Could you retype the lines below, starting at the line holding "Emit a component" and stopping at the line holding "Chart.register(...registerables);", inclusive? Copy them exactly and drop the images.

*Listed records*:
>>>>

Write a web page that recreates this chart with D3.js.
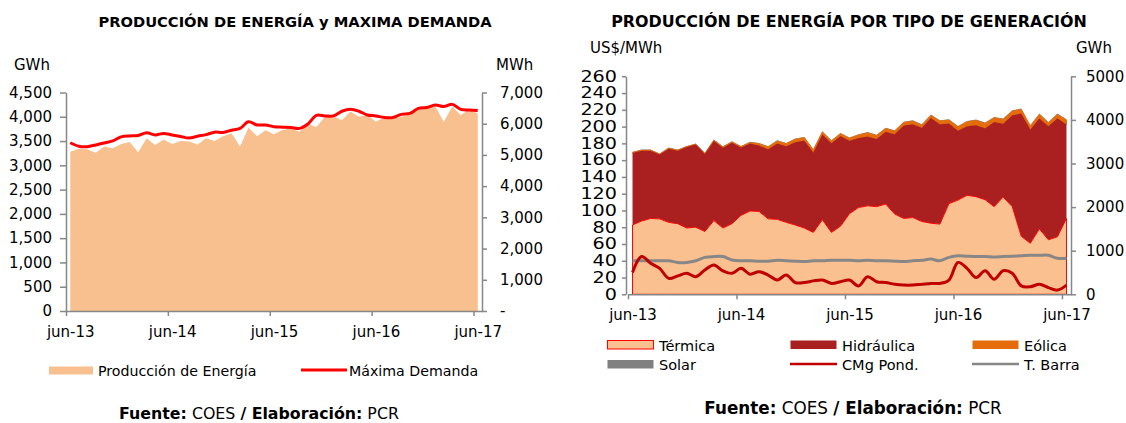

<<<<
>>>>

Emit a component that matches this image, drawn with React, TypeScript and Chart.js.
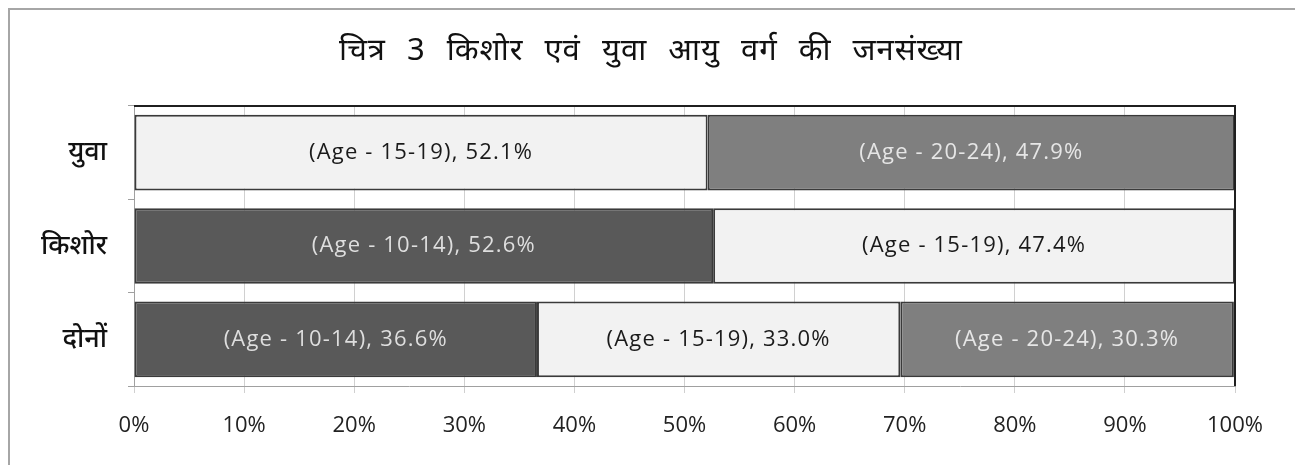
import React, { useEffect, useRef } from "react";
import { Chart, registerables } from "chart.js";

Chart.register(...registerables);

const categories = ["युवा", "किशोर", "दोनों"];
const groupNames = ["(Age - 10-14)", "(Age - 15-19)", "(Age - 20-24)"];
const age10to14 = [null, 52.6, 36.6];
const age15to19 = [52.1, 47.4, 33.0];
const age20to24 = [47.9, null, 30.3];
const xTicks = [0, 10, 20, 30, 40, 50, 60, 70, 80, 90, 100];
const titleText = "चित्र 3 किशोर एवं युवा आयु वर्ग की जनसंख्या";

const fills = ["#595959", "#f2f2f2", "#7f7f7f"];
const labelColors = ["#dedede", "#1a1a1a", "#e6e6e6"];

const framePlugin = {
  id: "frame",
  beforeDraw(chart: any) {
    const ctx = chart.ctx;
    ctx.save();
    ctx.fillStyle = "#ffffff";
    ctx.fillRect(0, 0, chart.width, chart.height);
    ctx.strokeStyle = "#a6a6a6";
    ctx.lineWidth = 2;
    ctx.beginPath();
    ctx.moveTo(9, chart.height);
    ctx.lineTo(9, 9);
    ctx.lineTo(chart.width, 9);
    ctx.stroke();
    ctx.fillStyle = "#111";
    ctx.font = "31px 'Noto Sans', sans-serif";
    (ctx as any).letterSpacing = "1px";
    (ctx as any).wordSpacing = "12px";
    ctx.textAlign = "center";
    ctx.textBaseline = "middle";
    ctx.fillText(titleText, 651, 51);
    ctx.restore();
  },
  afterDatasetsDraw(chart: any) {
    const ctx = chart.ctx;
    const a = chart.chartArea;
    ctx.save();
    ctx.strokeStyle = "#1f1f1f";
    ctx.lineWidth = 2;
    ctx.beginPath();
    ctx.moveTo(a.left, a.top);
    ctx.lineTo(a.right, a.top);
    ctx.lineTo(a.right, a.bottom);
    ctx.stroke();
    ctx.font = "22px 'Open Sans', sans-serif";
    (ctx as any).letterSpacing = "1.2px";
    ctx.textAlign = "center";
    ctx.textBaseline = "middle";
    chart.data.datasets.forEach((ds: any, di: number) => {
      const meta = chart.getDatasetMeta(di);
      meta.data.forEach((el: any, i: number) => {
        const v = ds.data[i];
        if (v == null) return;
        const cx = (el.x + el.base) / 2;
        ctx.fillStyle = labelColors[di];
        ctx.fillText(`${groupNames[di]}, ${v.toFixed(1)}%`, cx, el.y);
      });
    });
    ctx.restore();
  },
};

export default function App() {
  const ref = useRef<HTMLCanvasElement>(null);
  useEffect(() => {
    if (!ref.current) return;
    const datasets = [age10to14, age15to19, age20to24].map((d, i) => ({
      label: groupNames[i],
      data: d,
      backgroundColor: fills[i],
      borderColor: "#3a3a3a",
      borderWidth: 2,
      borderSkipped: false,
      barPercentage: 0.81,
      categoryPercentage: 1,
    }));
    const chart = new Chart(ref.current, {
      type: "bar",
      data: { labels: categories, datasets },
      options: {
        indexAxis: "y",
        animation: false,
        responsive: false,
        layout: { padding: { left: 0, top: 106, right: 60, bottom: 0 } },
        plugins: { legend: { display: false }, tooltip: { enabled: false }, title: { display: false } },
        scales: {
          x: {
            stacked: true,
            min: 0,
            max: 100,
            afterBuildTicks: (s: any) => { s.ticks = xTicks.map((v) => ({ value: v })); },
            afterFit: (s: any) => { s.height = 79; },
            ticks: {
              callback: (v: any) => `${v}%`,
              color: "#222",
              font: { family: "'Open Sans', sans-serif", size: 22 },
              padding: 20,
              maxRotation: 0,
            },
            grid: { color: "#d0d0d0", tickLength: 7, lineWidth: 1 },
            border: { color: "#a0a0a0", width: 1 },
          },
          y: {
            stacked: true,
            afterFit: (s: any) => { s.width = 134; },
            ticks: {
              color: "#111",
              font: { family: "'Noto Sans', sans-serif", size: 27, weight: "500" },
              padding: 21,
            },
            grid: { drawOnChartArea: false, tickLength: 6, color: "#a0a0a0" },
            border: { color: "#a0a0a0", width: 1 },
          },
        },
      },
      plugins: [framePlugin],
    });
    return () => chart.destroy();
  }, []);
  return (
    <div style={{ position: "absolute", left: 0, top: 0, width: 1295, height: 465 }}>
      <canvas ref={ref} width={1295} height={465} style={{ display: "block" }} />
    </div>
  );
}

<<<<

*Correct answer*:
Emit a component that matches this image, drawn with React, TypeScript and Chart.js.
import React, { useEffect, useRef } from "react";
import { Chart, registerables } from "chart.js";

Chart.register(...registerables);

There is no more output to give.